**Data:**
# # # # # # #

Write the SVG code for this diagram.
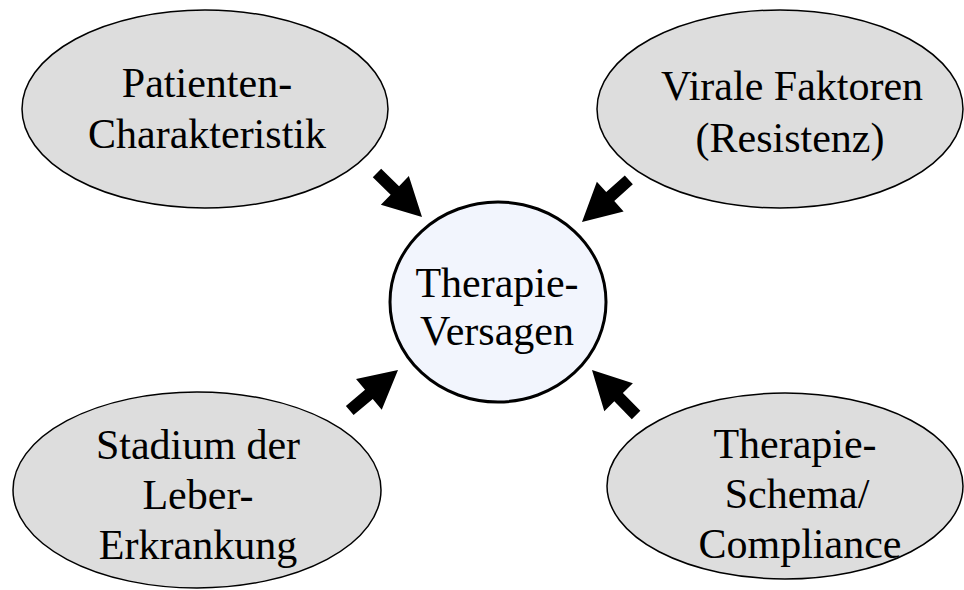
<svg xmlns="http://www.w3.org/2000/svg" width="964" height="590" viewBox="0 0 964 590">
<style>
.factor{fill:#dddddd;stroke:#000;stroke-width:1.5}
.center{fill:#f2f5fd;stroke:#000;stroke-width:3}
text{font-family:"Liberation Serif","Times New Roman",serif;font-size:42px;fill:#000;text-anchor:middle}
.arrow{fill:#000}
</style>
<defs>
<polygon id="blk" points="-63,-6 -38,-6 -38,-20 0,0 -38,20 -38,6 -63,6"/>
</defs>
<rect width="964" height="590" fill="#fff"/>
<g id="patient">
<ellipse class="factor" cx="205" cy="109" rx="183" ry="99"/>
<text x="207" y="97">Patienten-</text>
<text x="207" y="148">Charakteristik</text>
</g>
<g id="viral">
<ellipse class="factor" cx="780" cy="109" rx="183" ry="99"/>
<text x="792" y="100">Virale Faktoren</text>
<text x="790" y="152">(Resistenz)</text>
</g>
<g id="stadium">
<ellipse class="factor" cx="197" cy="490" rx="184" ry="98"/>
<text x="198" y="459">Stadium der</text>
<text x="198" y="509">Leber-</text>
<text x="198" y="559">Erkrankung</text>
</g>
<g id="schema">
<ellipse class="factor" cx="785" cy="486" rx="178" ry="93"/>
<text x="795" y="458">Therapie-</text>
<text x="797" y="508">Schema/</text>
<text x="800" y="558">Compliance</text>
</g>
<g id="versagen">
<ellipse class="center" cx="498" cy="302" rx="108" ry="100"/>
<text x="497" y="297">Therapie-</text>
<text x="497" y="345">Versagen</text>
</g>
<g id="connectors" class="arrow">
<use href="#blk" transform="translate(422,217) rotate(44.4)"/>
<use href="#blk" transform="translate(582,222) rotate(138)"/>
<use href="#blk" transform="translate(398,370) rotate(-40)"/>
<use href="#blk" transform="translate(592,370) rotate(-134.4)"/>
</g>
</svg>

# # # # # # #

**Exercise requirements:** Leave out the pictures and print every line of the data exactly.

**Task answer:**
Write the SVG code for this diagram.
<svg xmlns="http://www.w3.org/2000/svg" width="964" height="590" viewBox="0 0 964 590">
<style>
.factor{fill:#dddddd;stroke:#000;stroke-width:1.5}
.center{fill:#f2f5fd;stroke:#000;stroke-width:3}
text{font-family:"Liberation Serif","Times New Roman",serif;font-size:42px;fill:#000;text-anchor:middle}
.arrow{fill:#000}
</style>
<defs>
<polygon id="blk" points="-63,-6 -38,-6 -38,-20 0,0 -38,20 -38,6 -63,6"/>
</defs>
<rect width="964" height="590" fill="#fff"/>
<g id="patient">
<ellipse class="factor" cx="205" cy="109" rx="183" ry="99"/>
<text x="207" y="97">Patienten-</text>
<text x="207" y="148">Charakteristik</text>
</g>
<g id="viral">
<ellipse class="factor" cx="780" cy="109" rx="183" ry="99"/>
<text x="792" y="100">Virale Faktoren</text>
<text x="790" y="152">(Resistenz)</text>
</g>
<g id="stadium">
<ellipse class="factor" cx="197" cy="490" rx="184" ry="98"/>
<text x="198" y="459">Stadium der</text>
<text x="198" y="509">Leber-</text>
<text x="198" y="559">Erkrankung</text>
</g>
<g id="schema">
<ellipse class="factor" cx="785" cy="486" rx="178" ry="93"/>
<text x="795" y="458">Therapie-</text>
<text x="797" y="508">Schema/</text>
<text x="800" y="558">Compliance</text>
</g>
<g id="versagen">
<ellipse class="center" cx="498" cy="302" rx="108" ry="100"/>
<text x="497" y="297">Therapie-</text>
<text x="497" y="345">Versagen</text>
</g>
<g id="connectors" class="arrow">
<use href="#blk" transform="translate(422,217) rotate(44.4)"/>
<use href="#blk" transform="translate(582,222) rotate(138)"/>
<use href="#blk" transform="translate(398,370) rotate(-40)"/>
<use href="#blk" transform="translate(592,370) rotate(-134.4)"/>
</g>
</svg>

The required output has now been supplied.